The benchmark machine command

Different Substrate chains can have different hardware requirements.
It is therefore important to be able to quickly gauge if a piece of hardware fits a chains' requirements.
The benchmark machine command archives this by measuring key metrics and making them comparable.

Invoking the command looks like this:
sh cargo run --profile=production -- benchmark machine --dev

Output

The output on reference hardware:

pre +----------+----------------+---------------+--------------+-------------------+ | Category | Function | Score | Minimum | Result | +----------+----------------+---------------+--------------+-------------------+ | CPU | BLAKE2-256 | 1023.00 MiB/s | 1.00 GiB/s | ✅ Pass ( 99.4 %) | +----------+----------------+---------------+--------------+-------------------+ | CPU | SR25519-Verify | 665.13 KiB/s | 666.00 KiB/s | ✅ Pass ( 99.9 %) | +----------+----------------+---------------+--------------+-------------------+ | Memory | Copy | 14.39 GiB/s | 14.32 GiB/s | ✅ Pass (100.4 %) | +----------+----------------+---------------+--------------+-------------------+ | Disk | Seq Write | 457.00 MiB/s | 450.00 MiB/s | ✅ Pass (101.6 %) | +----------+----------------+---------------+--------------+-------------------+ | Disk | Rnd Write | 190.00 MiB/s | 200.00 MiB/s | ✅ Pass ( 95.0 %) | +----------+----------------+---------------+--------------+-------------------+

The score is the average result of each benchmark. It always adheres to "higher is better".
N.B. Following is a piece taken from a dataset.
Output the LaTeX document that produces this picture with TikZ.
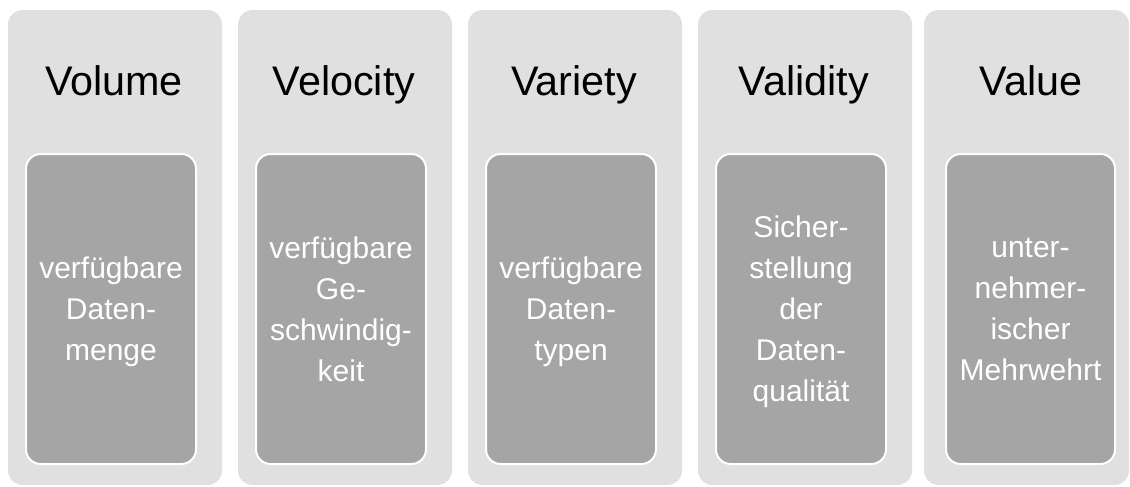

The category indicate which part of the hardware was benchmarked:
- CPU Processor intensive task - Memory RAM intensive task - Disk Hard drive intensive task

The function is the concrete benchmark that was run:
- BLAKE2-256 The throughput of the [Blake2-256] cryptographic hashing function with 32 KiB input. The [blake2_256 function] is used in many places in Substrate. The throughput of a hash function strongly depends on the input size, therefore we settled to use a fixed input size for comparable results. - SR25519 Verify Sr25519 is an optimized version of the [Curve25519] signature scheme. Signature verification is used by Substrate when verifying extrinsics and blocks. - Copy The throughput of copying memory from one place in the RAM to another. - Seq Write The throughput of writing data to the storage location sequentially. It is important that the same disk is used that will later-on be used to store the chain data. - Rnd Write The throughput of writing data to the storage location in a random order. This is normally much slower than the sequential write.

The score needs to reach the minimum in order to pass the benchmark. This can be reduced with the --tolerance flag.

The result indicated if a specific benchmark was passed by the machine or not. The percent number is the relative score reached to the minimum that is needed. The --tolerance flag is taken into account for this decision. For example a benchmark that passes even with 95% since the tolerance was set to 10% would look like this: ✅ Pass ( 95.0 %).

Interpretation

Ideally all results show a Pass and the program exits with code 0. Currently some of the benchmarks can fail even on reference hardware; they are still being improved to make them more deterministic.
Make sure to run nothing else on the machine when benchmarking it.
You can re-run them multiple times to get more reliable results.